Each record below should be output verbatim, without pictures.

>> start

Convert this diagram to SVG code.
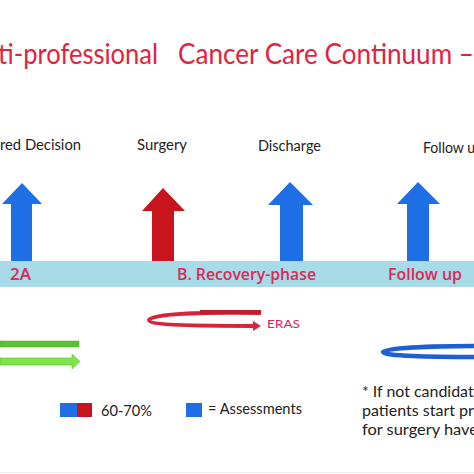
<svg xmlns="http://www.w3.org/2000/svg" width="474" height="474" viewBox="0 0 474 474">
<style>
.title{font-family:Lato,"Open Sans",sans-serif;font-size:28px;fill:#e0243f}
.lbl{font-family:Lato,"Open Sans",sans-serif;font-size:15.5px;fill:#222}
.bar{font-family:"Open Sans",Lato,sans-serif;font-size:16px;font-weight:600;fill:#d82a58}
.leg{font-family:Lato,"Open Sans",sans-serif;font-size:15px;fill:#222}
.blue{fill:#1e6fe6}
.red{fill:#c8141c}
</style>
<rect width="474" height="474" fill="#fff"/>
<g id="title">
<text class="title" x="-2" y="64" textLength="160" lengthAdjust="spacingAndGlyphs">ti-professional</text>
<text class="title" x="178" y="64" textLength="296" lengthAdjust="spacingAndGlyphs">Cancer Care Continuum –</text>
</g>
<g id="labels">
<text class="lbl" x="0" y="150" textLength="81" lengthAdjust="spacingAndGlyphs">red Decision</text>
<text class="lbl" x="137" y="150" textLength="50" lengthAdjust="spacingAndGlyphs">Surgery</text>
<text class="lbl" x="258" y="151" textLength="63" lengthAdjust="spacingAndGlyphs">Discharge</text>
<text class="lbl" x="423" y="153" textLength="60" lengthAdjust="spacingAndGlyphs">Follow up</text>
</g>
<g id="timeline">
<rect x="0" y="261" width="474" height="26" fill="#a7dbe7"/>
<text class="bar" x="10" y="280" textLength="21" lengthAdjust="spacingAndGlyphs">2A</text>
<text class="bar" x="177" y="280" textLength="139" lengthAdjust="spacingAndGlyphs">B. Recovery-phase</text>
<text class="bar" x="388" y="280" textLength="74" lengthAdjust="spacingAndGlyphs">Follow up</text>
</g>
<g id="connectors">
<polygon id="arrow-decision" class="blue" points="11,261 11,204 2,204 22,183 42,204 32,204 32,261"/>
<polygon id="arrow-surgery" class="red" points="152,261 152,211 142,211 163,188 185,211 174,211 174,261"/>
<polygon id="arrow-discharge" class="blue" points="280,261 280,205 268,205 290,182 313,205 303,205 303,261"/>
<polygon id="arrow-followup" class="blue" points="407,261 407,204 397,204 418,182 440,204 429,204 429,261"/>
<g id="green-arrows">
<rect x="0" y="341" width="79" height="6" fill="#5cc233" stroke="#4aa82a" stroke-width="0.5"/>
<polygon points="0,358 72,358 72,354 80,361.5 72,369 72,365 0,365" fill="#7fe34a" stroke="#5cbf33" stroke-width="0.6"/>
</g>
<g id="eras-loop">
<path d="M261,313 C200,312 150,314 149,320 C149,325 195,326 254,326" fill="none" stroke="#d8243a" stroke-width="4"/>
<path d="M261,312 L200,312" stroke="#c41c2e" stroke-width="4"/>
<polygon points="253,321 261,326 253,331" fill="#d8243a"/>
</g>
<g id="blue-loop">
<path d="M480,346 C430,346 384,348 383,352 C383,356 430,357 480,357" fill="none" stroke="#1e5fd6" stroke-width="4.5"/>
</g>
</g>
<g id="eras-label">
<text x="267" y="328" font-family="Lato,'Open Sans',sans-serif" font-size="12" fill="#d8265a" textLength="33" lengthAdjust="spacingAndGlyphs">ERAS</text>
</g>
<g id="legend">
<rect x="60" y="403" width="17" height="14" fill="#1e6fe6"/>
<rect x="77" y="403" width="15" height="14" fill="#c8141c"/>
<text class="leg" x="101" y="416" textLength="51" lengthAdjust="spacingAndGlyphs">60-70%</text>
<rect x="186" y="403" width="16" height="14" fill="#1e6fe6"/>
<text class="leg" x="208" y="414" textLength="94" lengthAdjust="spacingAndGlyphs">= Assessments</text>
</g>
<g id="note">
<text class="leg" x="362" y="397" textLength="120" lengthAdjust="spacingAndGlyphs">* If not candidate</text>
<text class="leg" x="362" y="416" textLength="120" lengthAdjust="spacingAndGlyphs">patients start pre</text>
<text class="leg" x="362" y="435" textLength="116" lengthAdjust="spacingAndGlyphs">for surgery have</text>
</g>
<line x1="0" y1="472.5" x2="474" y2="472.5" stroke="#ececec" stroke-width="1"/>
</svg>
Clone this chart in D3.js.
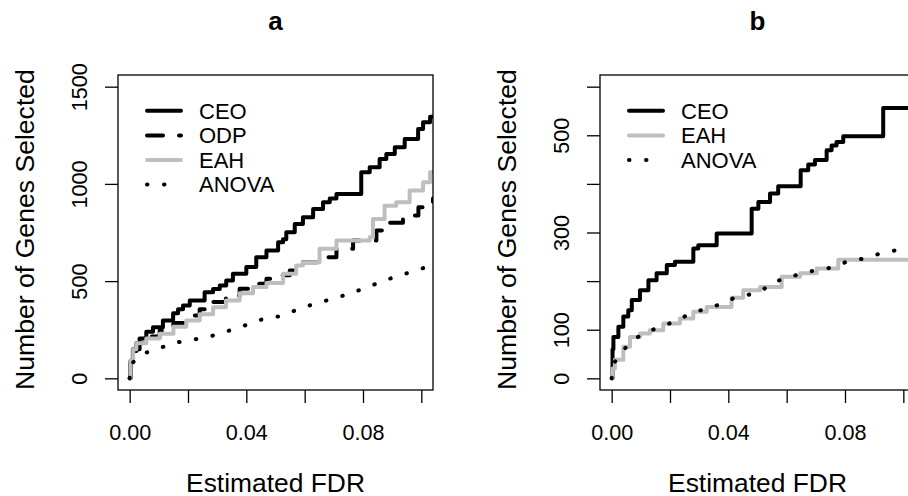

>> end

[Solution for this exercise]
Convert this diagram to SVG code.
<svg xmlns="http://www.w3.org/2000/svg" width="474" height="474" viewBox="0 0 474 474">
<style>
.title{font-family:Lato,"Open Sans",sans-serif;font-size:28px;fill:#e0243f}
.lbl{font-family:Lato,"Open Sans",sans-serif;font-size:15.5px;fill:#222}
.bar{font-family:"Open Sans",Lato,sans-serif;font-size:16px;font-weight:600;fill:#d82a58}
.leg{font-family:Lato,"Open Sans",sans-serif;font-size:15px;fill:#222}
.blue{fill:#1e6fe6}
.red{fill:#c8141c}
</style>
<rect width="474" height="474" fill="#fff"/>
<g id="title">
<text class="title" x="-2" y="64" textLength="160" lengthAdjust="spacingAndGlyphs">ti-professional</text>
<text class="title" x="178" y="64" textLength="296" lengthAdjust="spacingAndGlyphs">Cancer Care Continuum –</text>
</g>
<g id="labels">
<text class="lbl" x="0" y="150" textLength="81" lengthAdjust="spacingAndGlyphs">red Decision</text>
<text class="lbl" x="137" y="150" textLength="50" lengthAdjust="spacingAndGlyphs">Surgery</text>
<text class="lbl" x="258" y="151" textLength="63" lengthAdjust="spacingAndGlyphs">Discharge</text>
<text class="lbl" x="423" y="153" textLength="60" lengthAdjust="spacingAndGlyphs">Follow up</text>
</g>
<g id="timeline">
<rect x="0" y="261" width="474" height="26" fill="#a7dbe7"/>
<text class="bar" x="10" y="280" textLength="21" lengthAdjust="spacingAndGlyphs">2A</text>
<text class="bar" x="177" y="280" textLength="139" lengthAdjust="spacingAndGlyphs">B. Recovery-phase</text>
<text class="bar" x="388" y="280" textLength="74" lengthAdjust="spacingAndGlyphs">Follow up</text>
</g>
<g id="connectors">
<polygon id="arrow-decision" class="blue" points="11,261 11,204 2,204 22,183 42,204 32,204 32,261"/>
<polygon id="arrow-surgery" class="red" points="152,261 152,211 142,211 163,188 185,211 174,211 174,261"/>
<polygon id="arrow-discharge" class="blue" points="280,261 280,205 268,205 290,182 313,205 303,205 303,261"/>
<polygon id="arrow-followup" class="blue" points="407,261 407,204 397,204 418,182 440,204 429,204 429,261"/>
<g id="green-arrows">
<rect x="0" y="341" width="79" height="6" fill="#5cc233" stroke="#4aa82a" stroke-width="0.5"/>
<polygon points="0,358 72,358 72,354 80,361.5 72,369 72,365 0,365" fill="#7fe34a" stroke="#5cbf33" stroke-width="0.6"/>
</g>
<g id="eras-loop">
<path d="M261,313 C200,312 150,314 149,320 C149,325 195,326 254,326" fill="none" stroke="#d8243a" stroke-width="4"/>
<path d="M261,312 L200,312" stroke="#c41c2e" stroke-width="4"/>
<polygon points="253,321 261,326 253,331" fill="#d8243a"/>
</g>
<g id="blue-loop">
<path d="M480,346 C430,346 384,348 383,352 C383,356 430,357 480,357" fill="none" stroke="#1e5fd6" stroke-width="4.5"/>
</g>
</g>
<g id="eras-label">
<text x="267" y="328" font-family="Lato,'Open Sans',sans-serif" font-size="12" fill="#d8265a" textLength="33" lengthAdjust="spacingAndGlyphs">ERAS</text>
</g>
<g id="legend">
<rect x="60" y="403" width="17" height="14" fill="#1e6fe6"/>
<rect x="77" y="403" width="15" height="14" fill="#c8141c"/>
<text class="leg" x="101" y="416" textLength="51" lengthAdjust="spacingAndGlyphs">60-70%</text>
<rect x="186" y="403" width="16" height="14" fill="#1e6fe6"/>
<text class="leg" x="208" y="414" textLength="94" lengthAdjust="spacingAndGlyphs">= Assessments</text>
</g>
<g id="note">
<text class="leg" x="362" y="397" textLength="120" lengthAdjust="spacingAndGlyphs">* If not candidate</text>
<text class="leg" x="362" y="416" textLength="120" lengthAdjust="spacingAndGlyphs">patients start pre</text>
<text class="leg" x="362" y="435" textLength="116" lengthAdjust="spacingAndGlyphs">for surgery have</text>
</g>
<line x1="0" y1="472.5" x2="474" y2="472.5" stroke="#ececec" stroke-width="1"/>
</svg>
Clone this chart in D3.js.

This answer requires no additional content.